New technology, a shifting energy market and a hefty federal tax credit have combined to trigger a surge in solar power use across Anchorage.
You can find the slim, dark panels on homes from South Anchorage to Eagle River. They’re used to reduce electrical loads, supplement hot water systems and provide backup power supplies. And according to industry groups, businesses and developers, they’re more popular than ever before.
In Mountain View alone, approximately 500 solar panels will dot walls and roofs throughout the neighborhood by the end of the year.
Nearly all of them are part of projects developed by Cook Inlet Housing Authority. Mountain View Village V—a series of duplexes and multiplexes that sprang up around the neighborhood last year—is partially powered by 88 photovoltaic panels, according to CIHA Project Manager Shawn Holdridge. Ridgeline Terrace—a 70-unit development still under construction on Mountain View Drive—will use 84 solar thermal panels and 325 solar photovoltaic panels.
The photovoltaic systems work by running solar power through an inverter and back into the grid, dialing back customers’ overall power consumption and taking a chunk out of the final bill. The thermal system uses solar power to reduce the amount of natural gas needed to heat water. CIHA, which previously installed 56 solar thermal panels at its Coronado Park Senior Village facility in Eagle River, also plans on adding 12 solar thermal panels and 84 solar photovoltaic panels to another new housing development under construction in Russian Jack.
While it’s still too early to measure any results from the photovoltaic panels in Anchorage, the Eagle River building with the solar thermal panels sees sizable savings on its gas bill, Holdridge said.
The decision to incorporate renewable energy in residential projects is based on economics.
“It has to all pencil out,” said Sezy Gerow-Hanson, CIHA’s director of public and resident relations. “There’s a real cost that we’re taking upfront and we won’t see it pay off for many years down the road.”
With a single 285-watt panel costing around $350, solar power systems can take up to 15 years to pay for themselves, according to Lime Solar, the company that provided the panels for CIHA projects in Anchorage. But the price of solar power has decreased dramatically over the past decade, and for many projects, it finally makes sense.
Lime Solar owner Jesse Moe, an electrical engineer, said his company has seen a jump in business since first opening its doors in Mountain View in 2011. That was back when panels cost around $700 and produced around 185 watts each. Today, panels are half the price and nearly twice as powerful.
“Now it’s becoming a lot more affordable,” Moe said.
The soon-to-expire Solar Investment Tax Credit (SITC) is another major factor in the recent increase in solar power systems.
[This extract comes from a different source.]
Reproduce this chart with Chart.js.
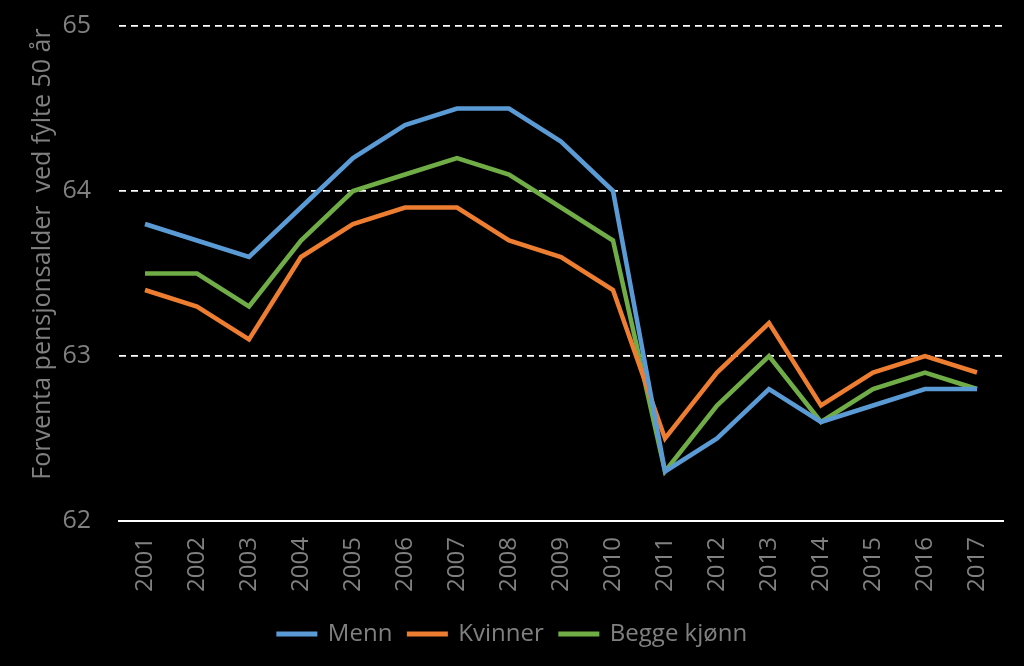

The 30-percent tax break helps a lot of Anchorage projects pencil out, Moe said, and since the credit is set to expire at the end of 2016, developers are jumping to take advantage while there’s still time.
According to the Solar Energy Industries Association, solar-powered projects are on the rise nationwide. The residential market for photovoltaic power experienced record growth in the first quarter of 2015, the trade association reported, and the upward trend is only expected to continue.
Karl Solberg, Anchorage store manager for Renewable Energy Systems of Alaska (RES), said his company expects to be especially busy next year, just before the SITC expires; installing an estimated two or three solar panel systems per week in the summer. The business has seen solid growth this year, too.
Solberg said on-the-grid projects—primarily private homes—now account for 10 to 20 percent of his company’s Anchorage business. In Fairbanks, where builders can plug into Golden Valley Electric Association’s SNAP incentive program for solar power use, RES does even more work on the grid, Solberg said.
A small 3.2 kilowatt system costs approximately $16,000, the store manager said. The federal tax credit brings it down to around $11,200.
“That’s huge,” Solberg said.
Spurred by the changing marketplace, the Alaska Housing Finance Corporation (AHFC) is working to further incorporate renewables, adding a renewable energy component to its energy-rating software. The public corporation, which funds housing projects across the state, also incentivizes renewable energy use through its Building Energy Efficiency Standards.
The new focus was triggered by rapidly developing technologies, according to John Anderson, AHFC’s director of research and rural development.
“The technology is fairly new for residential units,” Anderson said. “The savings-to-investment portion has never been there until now.”
Now that the corporation is beginning to see the lifecycle cost-benefit of renewable technology, it’s encouraging investment. A growing number of developers are giving it a try. Will the swing toward solar power last?
“Right now, the way that we’re looking at it is ‘Yes,’” Anderson said. “As long as it continues to pencil.”
While Alaska’s short winter days don’t provide much energy for solar panels, the long summer sunlight hours make up for it. New monocrystalline panels are especially effective in the cold, Solberg said, making April one of the best months for generating solar power in Alaska. And unlike utility-level renewable energy projects, home solar panels have instant results.
“When you do it on your home, you’re going to see the savings immediately,” Moe said.